Exercise directions
Within the material below, locate the line with "Output the component" and the line with "import * as", then return those two lines and all lines between them, exactly as written.

■ ■ ■ ■ ■

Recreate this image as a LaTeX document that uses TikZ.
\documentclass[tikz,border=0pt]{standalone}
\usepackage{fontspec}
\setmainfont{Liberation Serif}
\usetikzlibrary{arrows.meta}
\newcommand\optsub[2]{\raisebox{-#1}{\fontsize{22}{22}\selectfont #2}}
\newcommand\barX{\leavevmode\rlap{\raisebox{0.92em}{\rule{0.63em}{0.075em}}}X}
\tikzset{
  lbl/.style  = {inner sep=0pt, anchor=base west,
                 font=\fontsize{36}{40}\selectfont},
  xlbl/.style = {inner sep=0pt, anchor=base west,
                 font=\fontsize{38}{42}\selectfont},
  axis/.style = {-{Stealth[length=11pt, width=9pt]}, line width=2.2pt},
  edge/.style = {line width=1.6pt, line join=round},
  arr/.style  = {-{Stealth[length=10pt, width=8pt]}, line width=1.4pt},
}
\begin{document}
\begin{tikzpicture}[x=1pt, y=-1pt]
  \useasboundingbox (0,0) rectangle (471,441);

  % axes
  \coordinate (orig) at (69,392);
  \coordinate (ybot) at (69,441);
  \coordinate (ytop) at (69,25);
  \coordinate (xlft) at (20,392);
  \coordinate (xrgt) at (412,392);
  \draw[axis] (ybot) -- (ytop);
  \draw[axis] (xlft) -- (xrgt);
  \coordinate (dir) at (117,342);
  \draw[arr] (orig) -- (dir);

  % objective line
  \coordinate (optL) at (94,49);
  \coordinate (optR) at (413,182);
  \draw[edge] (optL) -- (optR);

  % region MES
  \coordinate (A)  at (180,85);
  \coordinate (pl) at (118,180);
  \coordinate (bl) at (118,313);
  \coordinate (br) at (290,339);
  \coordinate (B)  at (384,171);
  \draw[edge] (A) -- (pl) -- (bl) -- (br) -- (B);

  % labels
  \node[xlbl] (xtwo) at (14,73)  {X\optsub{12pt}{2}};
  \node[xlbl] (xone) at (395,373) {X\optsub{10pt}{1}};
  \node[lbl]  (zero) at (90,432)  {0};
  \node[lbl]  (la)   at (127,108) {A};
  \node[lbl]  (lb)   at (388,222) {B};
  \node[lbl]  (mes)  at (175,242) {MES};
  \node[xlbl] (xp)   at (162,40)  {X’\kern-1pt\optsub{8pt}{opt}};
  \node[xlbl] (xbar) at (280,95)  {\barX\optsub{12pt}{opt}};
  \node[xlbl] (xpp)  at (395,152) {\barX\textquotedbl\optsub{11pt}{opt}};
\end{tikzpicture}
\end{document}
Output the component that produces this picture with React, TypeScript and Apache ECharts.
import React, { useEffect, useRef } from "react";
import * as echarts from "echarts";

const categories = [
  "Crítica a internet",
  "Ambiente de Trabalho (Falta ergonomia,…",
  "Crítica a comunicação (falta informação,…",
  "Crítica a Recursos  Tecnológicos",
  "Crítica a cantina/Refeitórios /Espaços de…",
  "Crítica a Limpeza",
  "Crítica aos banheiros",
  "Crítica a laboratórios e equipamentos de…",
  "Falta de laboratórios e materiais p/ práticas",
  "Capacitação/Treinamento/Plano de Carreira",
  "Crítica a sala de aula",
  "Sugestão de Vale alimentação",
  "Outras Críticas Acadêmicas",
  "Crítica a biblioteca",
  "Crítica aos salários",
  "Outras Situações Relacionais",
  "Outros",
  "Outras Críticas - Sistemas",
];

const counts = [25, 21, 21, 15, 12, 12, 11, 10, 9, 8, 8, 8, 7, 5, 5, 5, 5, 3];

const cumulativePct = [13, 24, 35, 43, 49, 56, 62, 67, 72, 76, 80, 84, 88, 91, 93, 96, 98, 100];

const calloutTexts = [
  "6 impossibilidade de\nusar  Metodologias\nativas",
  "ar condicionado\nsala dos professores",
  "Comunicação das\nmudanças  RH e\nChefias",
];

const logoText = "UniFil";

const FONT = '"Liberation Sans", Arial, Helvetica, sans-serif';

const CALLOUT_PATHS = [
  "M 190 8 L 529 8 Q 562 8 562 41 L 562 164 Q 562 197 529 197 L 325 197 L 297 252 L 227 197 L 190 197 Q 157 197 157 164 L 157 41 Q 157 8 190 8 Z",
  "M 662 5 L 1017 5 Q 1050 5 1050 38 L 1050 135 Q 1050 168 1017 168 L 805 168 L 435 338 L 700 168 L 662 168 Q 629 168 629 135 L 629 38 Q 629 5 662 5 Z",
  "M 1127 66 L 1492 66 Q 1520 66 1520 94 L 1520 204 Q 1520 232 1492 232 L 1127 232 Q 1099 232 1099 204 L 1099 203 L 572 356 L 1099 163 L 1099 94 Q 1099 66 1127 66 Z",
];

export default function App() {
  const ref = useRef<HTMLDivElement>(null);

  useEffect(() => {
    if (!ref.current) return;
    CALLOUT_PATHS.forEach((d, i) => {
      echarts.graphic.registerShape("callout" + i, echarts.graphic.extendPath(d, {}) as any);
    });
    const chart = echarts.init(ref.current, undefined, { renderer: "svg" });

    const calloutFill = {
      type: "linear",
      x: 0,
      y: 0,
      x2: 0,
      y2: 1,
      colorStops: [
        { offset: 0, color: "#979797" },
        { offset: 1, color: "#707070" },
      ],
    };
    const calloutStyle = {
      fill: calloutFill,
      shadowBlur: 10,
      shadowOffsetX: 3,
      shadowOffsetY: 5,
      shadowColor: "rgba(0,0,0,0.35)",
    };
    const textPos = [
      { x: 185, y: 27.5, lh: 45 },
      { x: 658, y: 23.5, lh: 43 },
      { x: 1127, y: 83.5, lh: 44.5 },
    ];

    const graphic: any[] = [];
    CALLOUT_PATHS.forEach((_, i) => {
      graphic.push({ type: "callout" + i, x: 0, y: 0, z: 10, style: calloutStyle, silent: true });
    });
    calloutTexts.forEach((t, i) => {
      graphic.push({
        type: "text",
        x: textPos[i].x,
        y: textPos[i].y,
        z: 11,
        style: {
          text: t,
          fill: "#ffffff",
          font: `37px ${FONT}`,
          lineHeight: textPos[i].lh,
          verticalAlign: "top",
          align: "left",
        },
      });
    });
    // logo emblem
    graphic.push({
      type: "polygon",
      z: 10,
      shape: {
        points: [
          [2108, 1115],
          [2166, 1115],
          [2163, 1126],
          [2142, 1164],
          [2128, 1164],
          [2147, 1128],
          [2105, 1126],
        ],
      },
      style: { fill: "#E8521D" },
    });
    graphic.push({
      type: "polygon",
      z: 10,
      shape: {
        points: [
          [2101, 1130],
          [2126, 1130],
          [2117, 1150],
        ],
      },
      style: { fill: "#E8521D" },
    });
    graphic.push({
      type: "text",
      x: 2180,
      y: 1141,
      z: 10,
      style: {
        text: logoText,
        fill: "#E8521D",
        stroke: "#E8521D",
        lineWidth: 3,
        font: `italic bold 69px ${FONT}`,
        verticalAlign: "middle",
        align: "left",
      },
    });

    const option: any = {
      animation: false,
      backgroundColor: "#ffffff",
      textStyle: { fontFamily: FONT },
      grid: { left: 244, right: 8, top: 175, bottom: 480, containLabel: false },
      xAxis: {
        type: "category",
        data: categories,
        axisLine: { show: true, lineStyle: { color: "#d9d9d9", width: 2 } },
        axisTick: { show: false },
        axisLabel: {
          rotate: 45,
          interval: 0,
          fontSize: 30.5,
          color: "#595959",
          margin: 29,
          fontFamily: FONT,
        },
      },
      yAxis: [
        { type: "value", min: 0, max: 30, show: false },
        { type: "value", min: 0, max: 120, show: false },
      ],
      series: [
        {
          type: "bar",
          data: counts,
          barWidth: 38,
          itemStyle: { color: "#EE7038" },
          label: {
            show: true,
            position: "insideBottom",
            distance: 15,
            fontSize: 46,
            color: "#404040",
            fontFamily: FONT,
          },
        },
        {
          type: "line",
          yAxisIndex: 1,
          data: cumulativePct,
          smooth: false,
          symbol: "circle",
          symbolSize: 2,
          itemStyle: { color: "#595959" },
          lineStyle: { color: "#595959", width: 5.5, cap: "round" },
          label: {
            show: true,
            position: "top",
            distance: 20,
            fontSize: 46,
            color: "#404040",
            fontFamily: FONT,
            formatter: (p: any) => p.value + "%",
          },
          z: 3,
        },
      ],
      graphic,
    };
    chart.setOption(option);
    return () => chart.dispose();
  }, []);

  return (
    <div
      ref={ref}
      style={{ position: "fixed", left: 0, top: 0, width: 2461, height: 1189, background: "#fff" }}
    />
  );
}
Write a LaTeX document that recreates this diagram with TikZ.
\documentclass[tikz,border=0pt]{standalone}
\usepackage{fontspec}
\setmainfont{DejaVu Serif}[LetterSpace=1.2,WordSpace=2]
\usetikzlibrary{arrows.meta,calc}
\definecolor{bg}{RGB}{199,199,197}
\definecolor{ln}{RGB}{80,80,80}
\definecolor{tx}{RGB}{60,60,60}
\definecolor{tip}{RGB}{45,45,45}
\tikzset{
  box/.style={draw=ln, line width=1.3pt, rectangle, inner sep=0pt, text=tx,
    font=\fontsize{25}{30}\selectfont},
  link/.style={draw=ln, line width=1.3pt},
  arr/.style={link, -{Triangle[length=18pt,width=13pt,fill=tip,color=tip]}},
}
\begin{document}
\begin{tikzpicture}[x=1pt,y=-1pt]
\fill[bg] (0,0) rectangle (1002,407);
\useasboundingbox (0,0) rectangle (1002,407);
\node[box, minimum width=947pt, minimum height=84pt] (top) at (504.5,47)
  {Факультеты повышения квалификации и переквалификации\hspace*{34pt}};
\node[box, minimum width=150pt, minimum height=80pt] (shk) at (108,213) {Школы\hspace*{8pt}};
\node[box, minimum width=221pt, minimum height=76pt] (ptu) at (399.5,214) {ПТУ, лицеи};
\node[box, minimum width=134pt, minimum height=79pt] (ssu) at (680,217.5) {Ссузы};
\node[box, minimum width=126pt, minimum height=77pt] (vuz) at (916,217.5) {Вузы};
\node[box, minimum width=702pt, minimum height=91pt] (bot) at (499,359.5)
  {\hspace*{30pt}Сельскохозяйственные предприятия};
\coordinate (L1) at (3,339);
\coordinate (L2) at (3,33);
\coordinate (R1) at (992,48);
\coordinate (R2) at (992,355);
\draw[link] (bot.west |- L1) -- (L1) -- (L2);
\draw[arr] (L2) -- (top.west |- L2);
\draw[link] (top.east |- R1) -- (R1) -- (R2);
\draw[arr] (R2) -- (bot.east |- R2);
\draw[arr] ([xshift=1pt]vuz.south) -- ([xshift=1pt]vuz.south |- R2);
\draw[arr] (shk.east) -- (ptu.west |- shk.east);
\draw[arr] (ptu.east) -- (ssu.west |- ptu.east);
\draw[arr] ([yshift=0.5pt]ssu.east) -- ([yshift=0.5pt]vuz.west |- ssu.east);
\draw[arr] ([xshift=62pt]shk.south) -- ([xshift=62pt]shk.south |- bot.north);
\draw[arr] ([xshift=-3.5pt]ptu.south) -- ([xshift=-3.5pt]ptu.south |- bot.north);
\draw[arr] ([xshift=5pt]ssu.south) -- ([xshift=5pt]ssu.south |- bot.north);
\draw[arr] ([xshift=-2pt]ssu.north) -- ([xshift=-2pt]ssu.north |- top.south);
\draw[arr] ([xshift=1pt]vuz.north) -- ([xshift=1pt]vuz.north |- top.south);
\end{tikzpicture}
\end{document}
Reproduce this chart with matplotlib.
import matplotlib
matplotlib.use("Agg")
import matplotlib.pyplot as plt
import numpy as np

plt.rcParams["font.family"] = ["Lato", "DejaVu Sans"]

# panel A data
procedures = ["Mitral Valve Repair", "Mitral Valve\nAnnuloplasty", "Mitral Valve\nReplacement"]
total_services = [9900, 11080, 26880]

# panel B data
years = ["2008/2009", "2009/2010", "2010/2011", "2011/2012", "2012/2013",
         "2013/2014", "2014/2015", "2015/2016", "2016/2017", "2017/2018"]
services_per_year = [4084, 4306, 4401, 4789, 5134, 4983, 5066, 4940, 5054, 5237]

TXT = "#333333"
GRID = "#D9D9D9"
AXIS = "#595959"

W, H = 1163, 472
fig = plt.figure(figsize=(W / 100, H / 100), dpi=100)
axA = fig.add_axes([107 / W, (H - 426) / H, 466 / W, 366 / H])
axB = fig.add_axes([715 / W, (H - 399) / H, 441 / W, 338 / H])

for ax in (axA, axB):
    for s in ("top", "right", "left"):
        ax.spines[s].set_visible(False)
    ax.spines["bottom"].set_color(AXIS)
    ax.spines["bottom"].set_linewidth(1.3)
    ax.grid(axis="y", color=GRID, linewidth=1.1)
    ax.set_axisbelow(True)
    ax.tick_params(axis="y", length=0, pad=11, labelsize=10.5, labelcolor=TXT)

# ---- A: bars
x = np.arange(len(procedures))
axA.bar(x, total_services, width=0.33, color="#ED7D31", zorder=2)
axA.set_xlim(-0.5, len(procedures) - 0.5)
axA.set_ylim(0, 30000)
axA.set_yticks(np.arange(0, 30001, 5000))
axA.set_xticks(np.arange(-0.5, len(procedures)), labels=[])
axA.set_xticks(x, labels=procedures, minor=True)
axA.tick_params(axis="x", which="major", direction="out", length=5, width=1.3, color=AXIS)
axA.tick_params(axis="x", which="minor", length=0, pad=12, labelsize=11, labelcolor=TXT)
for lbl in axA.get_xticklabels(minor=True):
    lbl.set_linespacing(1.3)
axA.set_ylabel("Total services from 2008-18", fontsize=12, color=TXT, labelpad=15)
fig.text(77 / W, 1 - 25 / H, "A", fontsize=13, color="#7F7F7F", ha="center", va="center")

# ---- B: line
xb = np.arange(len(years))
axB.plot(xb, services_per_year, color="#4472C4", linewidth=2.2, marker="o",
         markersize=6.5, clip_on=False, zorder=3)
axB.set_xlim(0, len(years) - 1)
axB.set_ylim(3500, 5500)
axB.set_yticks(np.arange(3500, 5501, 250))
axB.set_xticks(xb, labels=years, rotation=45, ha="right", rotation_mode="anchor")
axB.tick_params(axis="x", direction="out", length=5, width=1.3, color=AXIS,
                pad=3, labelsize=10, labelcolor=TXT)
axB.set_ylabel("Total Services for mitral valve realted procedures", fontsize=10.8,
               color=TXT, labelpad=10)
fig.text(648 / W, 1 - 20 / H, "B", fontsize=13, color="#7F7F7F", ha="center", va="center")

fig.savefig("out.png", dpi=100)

■ ■ ■ ■ ■

Task output
Output the component that produces this picture with React, TypeScript and Apache ECharts.
import React, { useEffect, useRef } from "react";
import * as echarts from "echarts";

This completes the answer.